Federal Government’s Trust Tax Legislation
On June 12, 2007, Bill C-52 (the “SIFT Rules”) enacted the October 31, 2006 proposal to impose a new tax on distributions from flow-through entities, including publicly traded income trusts. Under the SIFT Rules, existing income trusts will be subject to the new measures commencing in their 2011 taxation year, following a four-year grace period. In simplified terms, under the proposed tax plan, income distributions will first be taxed at the trust level at a special rate estimated to be the Federal Corporate rate and applicable provincial corporate rate. Income distributions to unitholders will then be treated as dividends from a Canadian corporation. Individual unitholders will be eligible for the dividend tax credit. Tax-deferred accounts (RRSPs, RRIFs, TFSAs and Pension Plans) will continue to pay no tax on distributions but will not be eligible to use the dividend tax credit. Non-resident unitholders will be taxed on distributions at the non-resident withholding tax rate for dividends. The net impact on individual Canadian taxable investors is expected to be minimal because they can take advantage of the dividend tax credit. However, as a result of the tax at the trust level, distributions to tax-deferred accounts and non-residents will be reduced.
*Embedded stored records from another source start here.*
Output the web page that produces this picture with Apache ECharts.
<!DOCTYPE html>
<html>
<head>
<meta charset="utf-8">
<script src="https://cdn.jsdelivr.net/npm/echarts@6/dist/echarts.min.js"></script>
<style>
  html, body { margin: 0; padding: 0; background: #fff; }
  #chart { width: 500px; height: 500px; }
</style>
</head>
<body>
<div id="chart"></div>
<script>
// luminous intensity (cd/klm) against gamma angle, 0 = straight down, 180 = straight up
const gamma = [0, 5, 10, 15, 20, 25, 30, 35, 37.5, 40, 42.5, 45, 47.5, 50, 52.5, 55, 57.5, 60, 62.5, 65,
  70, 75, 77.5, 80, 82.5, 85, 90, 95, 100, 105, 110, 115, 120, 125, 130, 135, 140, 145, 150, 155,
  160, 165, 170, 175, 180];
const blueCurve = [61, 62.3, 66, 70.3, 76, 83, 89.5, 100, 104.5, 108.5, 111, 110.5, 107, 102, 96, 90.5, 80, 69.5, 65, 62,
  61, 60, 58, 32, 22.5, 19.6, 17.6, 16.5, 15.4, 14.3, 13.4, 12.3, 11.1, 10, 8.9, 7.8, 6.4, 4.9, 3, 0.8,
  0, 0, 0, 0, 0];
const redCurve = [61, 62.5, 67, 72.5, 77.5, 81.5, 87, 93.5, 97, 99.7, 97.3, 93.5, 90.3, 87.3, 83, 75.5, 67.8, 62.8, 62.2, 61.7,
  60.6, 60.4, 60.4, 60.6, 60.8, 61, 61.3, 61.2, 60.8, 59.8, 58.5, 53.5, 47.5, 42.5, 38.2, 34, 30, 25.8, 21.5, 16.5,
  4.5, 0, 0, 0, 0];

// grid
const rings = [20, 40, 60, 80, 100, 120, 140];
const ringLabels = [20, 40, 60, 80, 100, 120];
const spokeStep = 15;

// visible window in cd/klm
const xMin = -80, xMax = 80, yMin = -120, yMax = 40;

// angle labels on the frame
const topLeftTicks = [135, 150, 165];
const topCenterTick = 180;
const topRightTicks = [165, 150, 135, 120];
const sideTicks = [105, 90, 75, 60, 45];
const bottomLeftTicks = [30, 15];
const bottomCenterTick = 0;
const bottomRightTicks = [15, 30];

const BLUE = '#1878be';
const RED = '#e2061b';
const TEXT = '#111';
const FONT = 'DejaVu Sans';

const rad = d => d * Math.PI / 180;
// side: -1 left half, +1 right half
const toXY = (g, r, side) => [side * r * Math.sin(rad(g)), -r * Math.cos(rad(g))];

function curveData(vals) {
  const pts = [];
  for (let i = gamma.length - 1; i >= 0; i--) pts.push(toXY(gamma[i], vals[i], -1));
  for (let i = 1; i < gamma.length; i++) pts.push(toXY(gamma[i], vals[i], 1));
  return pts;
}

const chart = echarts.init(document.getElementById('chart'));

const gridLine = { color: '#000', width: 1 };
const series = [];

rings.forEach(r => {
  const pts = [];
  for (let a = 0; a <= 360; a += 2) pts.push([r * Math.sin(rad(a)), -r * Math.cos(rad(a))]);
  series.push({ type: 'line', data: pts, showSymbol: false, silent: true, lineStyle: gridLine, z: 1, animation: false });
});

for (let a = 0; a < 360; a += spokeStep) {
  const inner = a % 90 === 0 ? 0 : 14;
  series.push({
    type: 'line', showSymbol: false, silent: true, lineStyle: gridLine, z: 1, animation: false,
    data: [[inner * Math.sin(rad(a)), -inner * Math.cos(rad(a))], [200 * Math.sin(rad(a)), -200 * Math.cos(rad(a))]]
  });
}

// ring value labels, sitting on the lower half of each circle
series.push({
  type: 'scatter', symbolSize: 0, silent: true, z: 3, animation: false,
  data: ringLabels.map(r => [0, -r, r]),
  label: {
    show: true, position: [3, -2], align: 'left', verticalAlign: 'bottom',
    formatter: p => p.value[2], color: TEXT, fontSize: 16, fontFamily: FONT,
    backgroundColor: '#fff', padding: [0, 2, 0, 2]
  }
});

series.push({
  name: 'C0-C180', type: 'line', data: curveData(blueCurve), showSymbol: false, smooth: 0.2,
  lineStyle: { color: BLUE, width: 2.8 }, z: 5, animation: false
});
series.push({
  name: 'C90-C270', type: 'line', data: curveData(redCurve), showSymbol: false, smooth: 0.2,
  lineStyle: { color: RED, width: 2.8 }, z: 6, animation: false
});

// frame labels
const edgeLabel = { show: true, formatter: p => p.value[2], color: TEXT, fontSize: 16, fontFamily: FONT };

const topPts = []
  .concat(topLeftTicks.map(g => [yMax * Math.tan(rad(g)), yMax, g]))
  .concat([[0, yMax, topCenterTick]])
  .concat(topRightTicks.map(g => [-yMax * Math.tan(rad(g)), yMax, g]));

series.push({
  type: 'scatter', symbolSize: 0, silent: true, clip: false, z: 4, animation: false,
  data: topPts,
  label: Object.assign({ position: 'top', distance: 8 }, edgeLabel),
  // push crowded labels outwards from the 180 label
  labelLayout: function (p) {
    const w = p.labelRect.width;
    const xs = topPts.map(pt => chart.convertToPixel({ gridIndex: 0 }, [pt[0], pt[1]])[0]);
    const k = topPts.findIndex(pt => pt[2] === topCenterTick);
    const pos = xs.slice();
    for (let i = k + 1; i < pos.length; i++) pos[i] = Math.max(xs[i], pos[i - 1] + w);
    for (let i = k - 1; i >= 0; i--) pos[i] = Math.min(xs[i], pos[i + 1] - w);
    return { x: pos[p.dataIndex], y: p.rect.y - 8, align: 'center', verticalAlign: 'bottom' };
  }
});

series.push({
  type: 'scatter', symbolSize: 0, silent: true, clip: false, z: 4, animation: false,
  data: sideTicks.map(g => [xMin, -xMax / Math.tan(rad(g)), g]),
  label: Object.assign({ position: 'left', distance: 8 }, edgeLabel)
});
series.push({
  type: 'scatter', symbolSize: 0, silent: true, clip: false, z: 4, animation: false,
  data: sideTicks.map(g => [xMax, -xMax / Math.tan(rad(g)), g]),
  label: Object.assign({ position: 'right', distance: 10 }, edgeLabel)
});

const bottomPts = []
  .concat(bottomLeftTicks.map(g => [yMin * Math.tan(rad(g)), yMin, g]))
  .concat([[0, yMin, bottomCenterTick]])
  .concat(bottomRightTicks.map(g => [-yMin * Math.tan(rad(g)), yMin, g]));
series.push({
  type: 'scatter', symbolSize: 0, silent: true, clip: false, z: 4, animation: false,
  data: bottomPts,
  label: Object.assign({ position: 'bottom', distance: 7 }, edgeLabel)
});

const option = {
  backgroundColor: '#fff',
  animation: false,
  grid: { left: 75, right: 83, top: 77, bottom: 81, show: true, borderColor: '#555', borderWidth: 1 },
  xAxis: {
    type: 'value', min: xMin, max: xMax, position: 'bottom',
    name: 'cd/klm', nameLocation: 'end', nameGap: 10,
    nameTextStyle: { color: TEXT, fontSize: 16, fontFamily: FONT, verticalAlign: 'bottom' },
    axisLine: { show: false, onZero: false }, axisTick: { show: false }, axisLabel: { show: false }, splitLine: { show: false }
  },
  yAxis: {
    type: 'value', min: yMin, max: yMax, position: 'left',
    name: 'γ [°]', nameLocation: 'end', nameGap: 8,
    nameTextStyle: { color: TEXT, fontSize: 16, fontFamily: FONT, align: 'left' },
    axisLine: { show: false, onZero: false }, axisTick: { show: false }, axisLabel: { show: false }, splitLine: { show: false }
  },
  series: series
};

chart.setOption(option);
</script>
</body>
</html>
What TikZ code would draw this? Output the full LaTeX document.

Recent amendments to the Income Tax Act (Canada) facilitate the conversion of existing income trusts into corporations. In general, the amendments permit alternative transactions which allow a conversion to be tax deferred for both the unitholders and the income trust. Management and the Board of Directors continue to review the impact of the Trust tax on our business strategy and while there has not been a decision as to Peyto's future direction, at this time we are of the opinion that the conversion from a trust into a corporation may be the most logical and tax efficient alternative for unitholders. At the present time, Peyto believes that if structural or other similar changes are not made, the relative after-tax distribution amount in 2011 to taxable Canadian investors will remain approximately the same, however, will decline for both tax-deferred Canadian investors (RRSPs, RRIFs, pension plans, etc.) and foreign investors.